Scuole chiuse per circa un anno per 168 milioni di bambini nel mondo, e uno su tre non ha potuto seguire da remoto senza possibilità di istruzione da casa, e almeno un bambino, o giovane, su 7 ha dovuto restare a casa la maggior parte dell’anno per seguire le misure richieste, con conseguenti ansia, depressione, isolamento: e a novembre dello scorso anno i servizi per la salute mentale dei bambini e degli adolescenti che erano stati interrotti erano oltre due su tre. I numeri e l’attenzione sulla condizione dell’infanzia durante la pandemia da SARS-CoV-2 vengono riportati dell’UNICEF, che allarga lo sguardo alla vita dei bambini di tutto il mondo e al peggioramento in situazioni dove già era precaria.

“Un anno dopo la pandemia da COVID-19, sono stati fatti passi indietro su quasi tutti i più importanti indicatori per l’infanzia. Il numero dei bambini affamati, isolati, abusati, ansiosi, che vivono in povertà e costretti a matrimoni precoci è aumentato. Allo stesso tempo, il loro accesso all’istruzione, alla socializzazione e ai servizi essenziali compresi quelli per la salute, la nutrizione e la protezione sono diminuiti”, ha dichiarato Henrietta Fore, Direttore generale dell’UNICEF.

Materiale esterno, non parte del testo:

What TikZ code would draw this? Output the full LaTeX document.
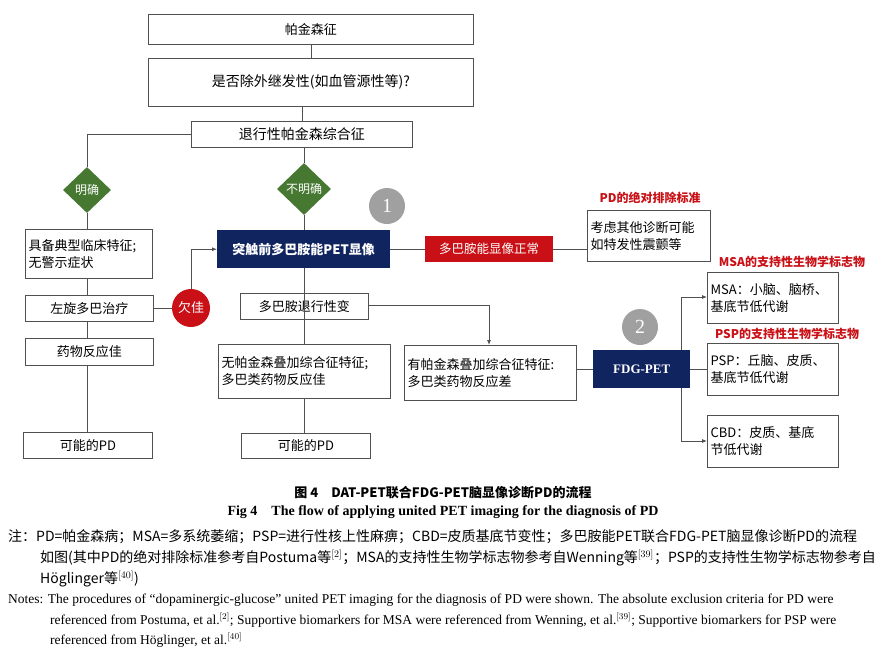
\documentclass[tikz,border=0pt]{standalone}
\usepackage{fontspec}
\setmainfont{Liberation Serif}
\newfontfamily\cjk{Noto Sans CJK SC}
\usetikzlibrary{shapes.geometric,arrows.meta}
\definecolor{navy}{RGB}{16,36,96}
\definecolor{dred}{RGB}{200,16,22}
\definecolor{dgreen}{RGB}{70,120,50}
\definecolor{lgray}{RGB}{160,160,160}
\definecolor{lnc}{RGB}{80,80,80}
\begin{document}
\begin{tikzpicture}[x=1pt,y=-1pt,
  bx/.style={draw=lnc,line width=0.8pt,fill=white,font=\cjk\fontsize{13}{17}\selectfont,inner sep=3pt},
  nb/.style={fill=navy,text=white,font=\cjk\bfseries\fontsize{13}{15}\selectfont},
  rb/.style={fill=dred,text=white,font=\cjk\fontsize{12.5}{15}\selectfont},
  dm/.style={diamond,fill=dgreen,text=white,font=\cjk\fontsize{12}{14}\selectfont,inner sep=0pt},
  gc/.style={circle,fill=lgray,text=white,font=\fontsize{20}{22}\selectfont,minimum size=36pt,inner sep=0pt},
  rl/.style={text=dred,font=\cjk\bfseries\fontsize{12}{14}\selectfont},
  ln/.style={draw=lnc,line width=0.8pt},
  ar/.style={ln,-{Latex[length=5pt,width=4pt]}},
  nt/.style={anchor=west,inner sep=0pt,font=\cjk\fontsize{14}{16}\selectfont},
  ne/.style={anchor=west,inner sep=0pt,font=\fontsize{13.5}{16}\selectfont}]
\useasboundingbox (0,0) rectangle (885,653);
\newcommand\rbox[6]{\node[#1,minimum width=#4-#2,minimum height=#5-#3,anchor=north west] (#6) at (#2,#3) {};}
\rbox{bx}{148}{14}{473}{44}{b1} \node[font=\cjk\fontsize{13}{15}\selectfont] at (b1.center) {帕金森征};
\rbox{bx}{148}{58}{473}{106}{b2} \node[font=\cjk\fontsize{14}{16}\selectfont] at (b2.center) {是否除外继发性(如血管源性等)?};
\rbox{bx}{191}{121}{412}{147}{b3} \node[font=\cjk\fontsize{14}{16}\selectfont] at (b3.center) {退行性帕金森综合征};
\node[dm,minimum width=48pt,minimum height=46pt] (d1) at (87,190) {明确};
\node[dm,minimum width=54pt,minimum height=52pt] (d2) at (304,189) {不明确};
\rbox{bx}{25}{229}{152}{278}{c1} \node[anchor=west,align=left,font=\cjk\fontsize{13}{17}\selectfont] at (c1.west) {具备典型临床特征;\\无警示症状};
\rbox{nb}{217}{230}{390}{268}{c2} \node[nb,fill=none] at (c2.center) {突触前多巴胺能PET显像};
\node[gc] (g1) at (387,206) {1};
\rbox{rb}{425}{236}{553}{262}{c3} \node[rb,fill=none] at (c3.center) {多巴胺能显像正常};
\rbox{bx}{587}{210}{710}{261}{c4} \node[anchor=west,align=left,font=\cjk\fontsize{13}{17}\selectfont] at (c4.west) {考虑其他诊断可能\\如特发性震颤等};
\node[rl] at (650,198) {PD的绝对排除标准};
\rbox{bx}{25}{295}{153}{321}{e1} \node[font=\cjk\fontsize{13}{15}\selectfont] at (e1.center) {左旋多巴治疗};
\node[circle,fill=dred,text=white,minimum size=38pt,inner sep=0pt,font=\cjk\fontsize{13}{15}\selectfont] (q) at (191,308) {欠佳};
\rbox{bx}{240}{293}{368}{319}{e2} \node[font=\cjk\fontsize{13}{15}\selectfont] at (e2.center) {多巴胺退行性变};
\rbox{bx}{25}{338}{153}{365}{f1} \node[font=\cjk\fontsize{13}{15}\selectfont] at (f1.center) {药物反应佳};
\rbox{bx}{218}{344}{390}{398}{f2} \node[anchor=west,align=left,font=\cjk\fontsize{13}{17}\selectfont] at (f2.west) {无帕金森叠加综合征特征;\\多巴类药物反应佳};
\rbox{bx}{404}{345}{576}{400}{f3} \node[anchor=west,align=left,font=\cjk\fontsize{13}{17}\selectfont] at (f3.west) {有帕金森叠加综合征特征:\\多巴类药物反应差};
\rbox{nb}{593}{350}{690}{388}{f4} \node[nb,fill=none,font=\bfseries\fontsize{13}{15}\selectfont] at (f4.center) {FDG-PET};
\node[gc] (g2) at (640,327) {2};
\rbox{bx}{707}{272}{838}{323}{m1} \node[anchor=west,align=left,font=\cjk\fontsize{13}{17}\selectfont] at (m1.west) {MSA：小脑、脑桥、\\基底节低代谢};
\node[rl] at (792,262) {MSA的支持性生物学标志物};
\rbox{bx}{707}{343}{838}{395}{m2} \node[anchor=west,align=left,font=\cjk\fontsize{13}{17}\selectfont] at (m2.west) {PSP：丘脑、皮质、\\基底节低代谢};
\node[rl] at (787,334) {PSP的支持性生物学标志物};
\rbox{bx}{707}{415}{838}{467}{m3} \node[anchor=west,align=left,font=\cjk\fontsize{13}{17}\selectfont] at (m3.west) {CBD：皮质、基底\\节低代谢};
\rbox{bx}{23}{432}{152}{458}{p1} \node[font=\cjk\fontsize{13}{15}\selectfont] at (p1.center) {可能的PD};
\rbox{bx}{241}{433}{370}{458}{p2} \node[font=\cjk\fontsize{13}{15}\selectfont] at (p2.center) {可能的PD};
% connectors
\draw[ln] (b1.south) -- (b2.north);
\draw[ln] (b2.south -| b3.center) -- (b3.north);
\draw[ln] (b3.west) -| (d1.north);
\draw[ln] (b3.south -| d2) -- (d2.north);
\draw[ln] (d1.south) -- (c1.north -| d1);
\draw[ln] (d2.south) -- (c2.north -| d2);
\draw[ln] (c1.south -| d1) -- (e1.north -| d1);
\draw[ln] (e1.south -| d1) -- (f1.north -| d1);
\draw[ln] (f1.south -| d1) -- (p1.north -| d1);
\draw[ln] (e1.east |- q) -- (q.west);
\draw[ar] (q.north) |- (c2.west);
\draw[ln] (c2.south -| d2) -- (e2.south -| d2);
\draw[ln] (e2.south -| d2) -- (f2.north -| d2);
\draw[ln] (f2.south -| d2) -- (p2.north -| d2);
\draw[ln] (c2.east |- c3) -- (c3.west);
\draw[ln] (c3.east) -- (c4.west |- c3);
\coordinate (k) at (489,305);
\draw[ar] (e2.east |- k) -- (k) -- (f3.north -| k);
\draw[ln] (f3.east |- f4) -- (f4.west);
\coordinate (t1) at (681,297);
\coordinate (t2) at (681,441);
\draw[ar] (f4.north -| t1) -- (t1) -- (m1.west |- t1);
\draw[ln] (f4.east |- m2) -- (m2.west);
\draw[ar] (f4.south -| t2) -- (t2) -- (m3.west |- t2);
% caption
\node[font=\cjk\bfseries\fontsize{13}{15}\selectfont] (cap1) at (443,493) {图 4\quad DAT-PET联合FDG-PET脑显像诊断PD的流程};
\node[font=\bfseries\fontsize{14}{16}\selectfont] (cap2) at (443,512) {Fig 4\quad The flow of applying united PET imaging for the diagnosis of PD};
\node[nt] (n1) at (8,537) {注：PD=帕金森病；MSA=多系统萎缩；PSP=进行性核上性麻痹；CBD=皮质基底节变性；多巴胺能PET联合FDG-PET脑显像诊断PD的流程};
\node[nt] (n2) at (40,558) {如图(其中PD的绝对排除标准参考自Postuma等$^{[2]}$；MSA的支持性生物学标志物参考自Wenning等$^{[39]}$；PSP的支持性生物学标志物参考自};
\node[nt] (n3) at (40,579) {Höglinger等$^{[40]}$)};
\node[ne] (n4) at (8,600) {Notes: The procedures of “dopaminergic-glucose” united PET imaging for the diagnosis of PD were shown. The absolute exclusion criteria for PD were};
\node[ne] (n5) at (50,620) {referenced from Postuma, et al.$^{[2]}$; Supportive biomarkers for MSA were referenced from Wenning, et al.$^{[39]}$; Supportive biomarkers for PSP were};
\node[ne] (n6) at (50,640) {referenced from Höglinger, et al.$^{[40]}$};
\end{tikzpicture}
\end{document}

Viene previsto un aumento della povertà dei bambini nei Paesi poveri pari a circa il 15% e si calcola che in questi stessi Paesi 140 milioni vivono già in famiglie sotto la soglia di povertà; a novembre 2020 hanno sofferto di malnutrizione acuta ulteriori 6-7 milioni di piccoli con meno di 5 anni, arrivando a circa 54 milioni di bambini in queste condizioni. Questo aumento, del 14%, può comportare oltre 10.000 ulteriori morti di bambini ogni mese.

Sempre secondo i dati disponibili fino a novembre 2020, a seguito dell’interruzione delle campagne di vaccinazione in 26 Paesi, rischiavano di non essere vaccinate oltre 94 milioni di persone. E sono riportate poi le conseguenze sulla piaga dei matrimoni precoci (entro la fine del decennio potrebbero essercene circa 10 milioni), sulla condizione dei rifugiati e richiedenti asilo e le difficoltà di accesso al sostegno di protezione sociale causa COVID-19, l’impatto sulle condizioni igienico-sanitarie già precarie, che non permettono di adottare le misure di prevenzione dell’infezione da SARS-CoV-2, per esempio per la mancanza di servizi igienici adeguati nelle scuole o nelle strutture sanitarie.

“I segnali che i bambini porteranno le cicatrici della pandemia per gli anni a venire sono inequivocabili”, dice ancora Henrietta Fore, e aggiunge: “I bambini devono essere al centro degli sforzi di recupero. Questo significa dare priorità alle scuole nei piani di riapertura. Significa fornire protezione sociale, compreso il trasferimento di denaro alle famiglie. Significa raggiungere i bambini più vulnerabili con servizi fondamentali. Solo allora potremo proteggere questa generazione dal diventare una generazione perduta”.